SLAC Today logo

Crafting Coherence

(Image - difference between initial and final beam qualities)
The Echo-7 experiment will take infrared laser light (top) and transform it into deep ultraviolet laser light with both spatial and temporal coherence (bottom). (Image courtesy the researchers.)

With experimentalists just beginning to reveal the ultrafast secrets of atoms and molecules in motion with the Linac Coherent Light Source, researchers at SLAC are already working on the next generation of X-ray free electron laser. Building on theoretical work by SLAC beam theorist Gennady Stupakov, the Echo-7 experiment will test a new way to produce an X-ray beam with an important characteristic not found in today's X-ray lightsources.

"The idea behind this new scheme is to improve the quality of the beam," said Stupakov. "The beam in a self-amplified spontaneous emission free electron laser is excellent, but we would like to add an important quality: temporal coherence."

The X-ray beam created by a self-amplified spontaneous emission, or SASE, free-electron laser—like the Linac Coherent Light Source at SLAC, the [upcoming] XFEL at DESY and the SPring-8 Compact SASE Source at SPring-8—has high spatial coherence, meaning that the signals at different points in space are highly correlated. But such a laser beam does not have high temporal coherence, meaning that the beam consists of many chaotic spikes instead of a well-defined, smooth shape over time. Such is the nature of these new SASE machines.

In February of this year, Stupakov published a paper in which he envisioned echo-enabled harmonic generation, or EEHG, a process by which researchers could create a free electron laser with both types of coherence. To do this, an electron beam would need to interact with a "seed" laser that already has temporal and spatial coherence, albeit with a longer wavelength than the researchers ultimately need. Interaction with the seed laser would cause the electrons in the beam to pack into bunches in just the right pattern to later generate temporally and spatially coherent X-ray light. A SASE free-electron laser, in comparison, begins not with a seed laser but with random noise, which leads to its lack of temporal coherence.
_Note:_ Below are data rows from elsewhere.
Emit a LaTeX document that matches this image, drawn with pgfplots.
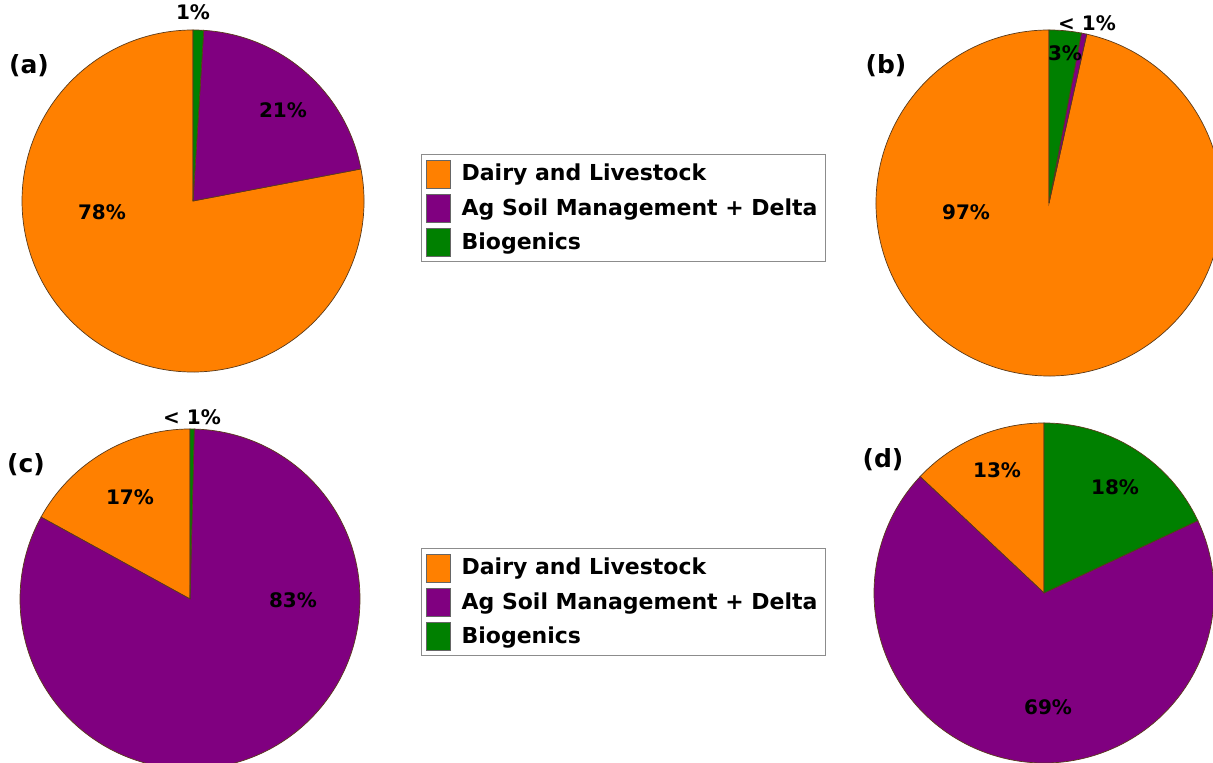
\documentclass[border=0pt]{standalone}
\usepackage{fontspec}
\setmainfont{DejaVu Sans}
\usepackage{pgfplots}
\pgfplotsset{compat=1.18}

\definecolor{dairy}{HTML}{FF8000}
\definecolor{agsoil}{HTML}{800080}
\definecolor{biog}{HTML}{008000}
\definecolor{edge}{HTML}{5A3A1A}

% one wedge per row: from/to are cumulative percentages, clockwise from 12 o'clock
\pgfplotsset{
  pie/.style={hide axis, scale only axis, width=#1, height=#1,
    xmin=-1, xmax=1, ymin=-1, ymax=1, anchor=center,
    clip=false},
  slice/.style={scatter, only marks, mark=*, mark size=0pt,
    mark options={draw=none, fill=none},
    point meta=\thisrow{to},
    visualization depends on={\thisrow{from}\as\pfrom},
    visualization depends on={\thisrow{to}\as\pto},
    scatter/@pre marker code/.code={%
      \pgfkeys{/pgf/fpu=true,/pgf/fpu/output format=fixed}%
      \pgfmathsetmacro\angS{90-3.6*\pfrom}%
      \pgfmathsetmacro\angE{90-3.6*\pto}%
      \pgfkeys{/pgf/fpu=false}%
      \filldraw[fill=#1, draw=edge, line width=0.35pt]
        (0pt,0pt) -- (\angS:\pieR) arc[start angle=\angS, end angle=\angE, radius=\pieR] -- cycle;},
    scatter/@post marker code/.code={},
    legend image code/.code={%
      \filldraw[fill=#1, draw=black!60, line width=0.4pt] (0pt,-7pt) rectangle (12pt,7pt);
      \path (15.5pt,0pt);}
  },
  pielegend/.style={legend cell align=left,
    legend style={draw=black!45, line width=0.6pt, fill=white,
      font=\bfseries\fontsize{11}{12}\selectfont,
      inner xsep=2pt, inner ysep=2.5pt, row sep=2.7pt,
      at={#1}, anchor=north west}}
}

\newcommand\lab[4][10]{\node[font=\bfseries\fontsize{#1}{12}\selectfont] at ({#2*0.5pt},{(763-#3)*0.5pt}) {#4};}

\begin{document}
\begin{tikzpicture}
\path[use as bounding box] (0,0) rectangle (606.5pt,381.5pt);
\clip (0,0) rectangle (606.5pt,381.5pt);

% (a)
\def\pieR{85.5pt}
\begin{axis}[pie=171pt, at={(96.5pt,281pt)}, pielegend={(1.1667,0.6374)}]
\addplot[slice=dairy]  table[row sep=\\] {x y from to\\ 0 0 22 100\\};
\addplot[slice=agsoil] table[row sep=\\] {x y from to\\ 0 0 1 22\\};
\addplot[slice=biog]   table[row sep=\\] {x y from to\\ 0 0 0 1\\};
\legend{Dairy and Livestock, Ag Soil Management + Delta, Biogenics}
\end{axis}

% (b)
\def\pieR{86.5pt}
\begin{axis}[pie=173pt, at={(524.5pt,280pt)}]
\addplot[slice=dairy]  table[row sep=\\] {x y from to\\ 0 0 3.5 100\\};
\addplot[slice=agsoil] table[row sep=\\] {x y from to\\ 0 0 3 3.5\\};
\addplot[slice=biog]   table[row sep=\\] {x y from to\\ 0 0 0 3\\};
\end{axis}

% (c)
\def\pieR{85pt}
\begin{axis}[pie=170pt, at={(95pt,82pt)}, pielegend={(1.1794,0.65)}]
\addplot[slice=dairy]  table[row sep=\\] {x y from to\\ 0 0 83 100\\};
\addplot[slice=agsoil] table[row sep=\\] {x y from to\\ 0 0 0.4 83\\};
\addplot[slice=biog]   table[row sep=\\] {x y from to\\ 0 0 0 0.4\\};
\legend{Dairy and Livestock, Ag Soil Management + Delta, Biogenics}
\end{axis}

% (d)
\def\pieR{85pt}
\begin{axis}[pie=170pt, at={(522pt,85pt)}]
\addplot[slice=dairy]  table[row sep=\\] {x y from to\\ 0 0 87 100\\};
\addplot[slice=agsoil] table[row sep=\\] {x y from to\\ 0 0 18 87\\};
\addplot[slice=biog]   table[row sep=\\] {x y from to\\ 0 0 0 18\\};
\end{axis}

\lab[12.5]{29}{66}{(a)}
\lab{193}{12}{1\%}
\lab{283}{110}{21\%}
\lab{102}{212}{78\%}

\lab[12.5]{886}{66}{(b)}
\lab{1087}{23}{< 1\%}
\lab{1065}{53}{3\%}
\lab{966}{212}{97\%}

\lab[12.5]{26}{465}{(c)}
\lab{192}{417}{< 1\%}
\lab{130}{497}{17\%}
\lab{293}{600}{83\%}

\lab[12.5]{883}{460}{(d)}
\lab{997}{470}{13\%}
\lab{1115}{487}{18\%}
\lab{1048}{707}{69\%}
\end{tikzpicture}
\end{document}
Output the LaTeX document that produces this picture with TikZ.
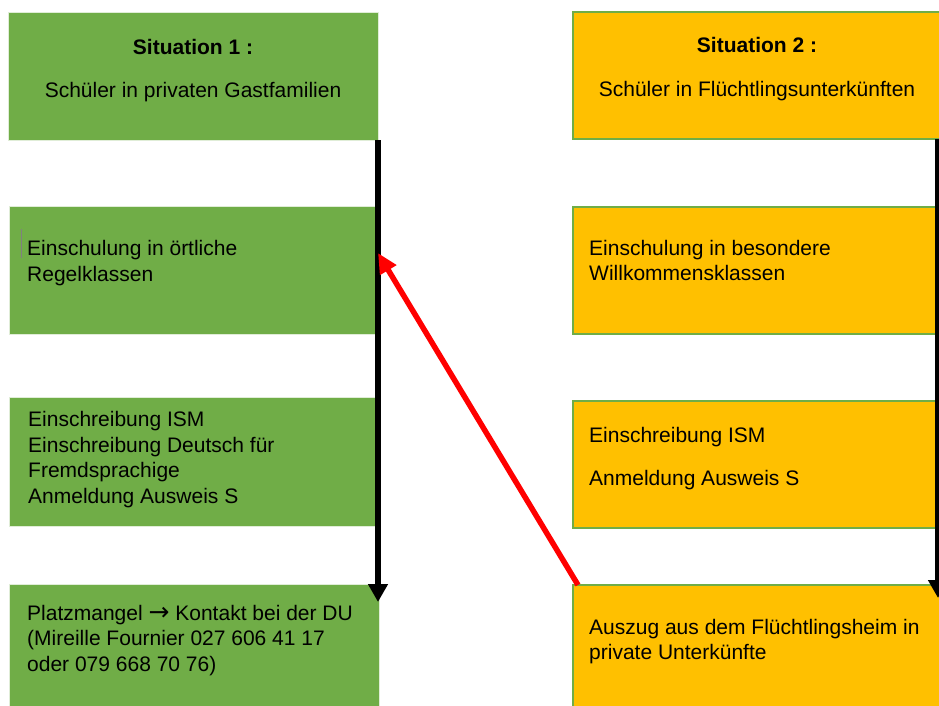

Previously, researchers had focused on other, similar methods of generating temporally and spatially coherent X-ray light, including one called high-gain harmonic generation. HGHG, however, is less efficient than EEHG, and allows researchers to generate light with wavelengths only five or six times shorter than that of the seed laser—not yet near the X-ray range. To reach the X-ray range—about 50 times shorter than the wavelength of the seed laser—researchers would have to stack many HGHG modules one after another, which would make the system complicated and sensitive to unwanted jitters.

To test EEHG theory, a team of researchers led by SLAC's Dao Xiang and Carsten Hast will conduct a proof-of-principle experiment at the Next Linear Collider Test Accelerator at SLAC this winter. There, they will first seed the electron beam with a laser, creating the optimal energy pattern—or "modulation"—in the electron bunches. The team will then use an instrument called a chicane to first over-bunch the beam, manipulating it far past the optimal shape and, in effect, smearing the pattern. While this process will almost destroy the pattern, it will also add a complicated fine structure into correlations between the positions and energies of the particles in the beam. The researchers will then bring the pattern back with another laser and chicane, similar to an echo. The result will be a temporally and spatially coherent beam with a shorter wavelength than the seed laser.

The technique, Xiang said, is a little daunting because the researchers will first destroy the beam's density modulation before they try to retrieve it.

"This is a very challenging experiment," said Eric Colby, head of SLAC's Advanced Accelerator Research Department. "The trick is to maintain the fine 'phase space' structure while transporting the beam." The experiment has been enabled by the techniques and infrastructure developed as part of the Advanced Accelerator R&D program supported by the DOE Office of High Energy Physics. “We could not be building the Echo-7 experiment without the work on the E-163 laser acceleration experiment and the development of Next Linear Collider Test Accelerator,” noted Eric.

The Echo-7 team, which includes members of SLAC's Beam Physics Department, Test Facilities Department and Advanced Accelerator Research Department as well as Lawrence Berkeley National Laboratory's Center for Beam Physics, will conduct the experiment between January and April of next year.

"With the NLCTA experimental facility, we have the opportunity to do a very rapid experiment that will study some fundamental accelerator physics," said Accelerator Research Division Director and experiment PI, Tor Raubenheimer. "The knowledge and facilities already in existence at this laboratory are fantastic."

The goal of these first experiments is to create a temporally coherent beam with a wavelength a factor of seven shorter than its starting wavelength. This will prove that the technique works and could be scaled to the X-ray range. It could then be used to upgrade an existing SASE free electron laser—like the LCLS—or to simplify the design of a future machine.

"Then the real scientific fun begins," Xiang said.

The Echo-7 experiment is funded by the Department of Energy Office of Science Basic Energy Sciences program and benefits from extensive infrastructure developed by the Office of High Energy Physics.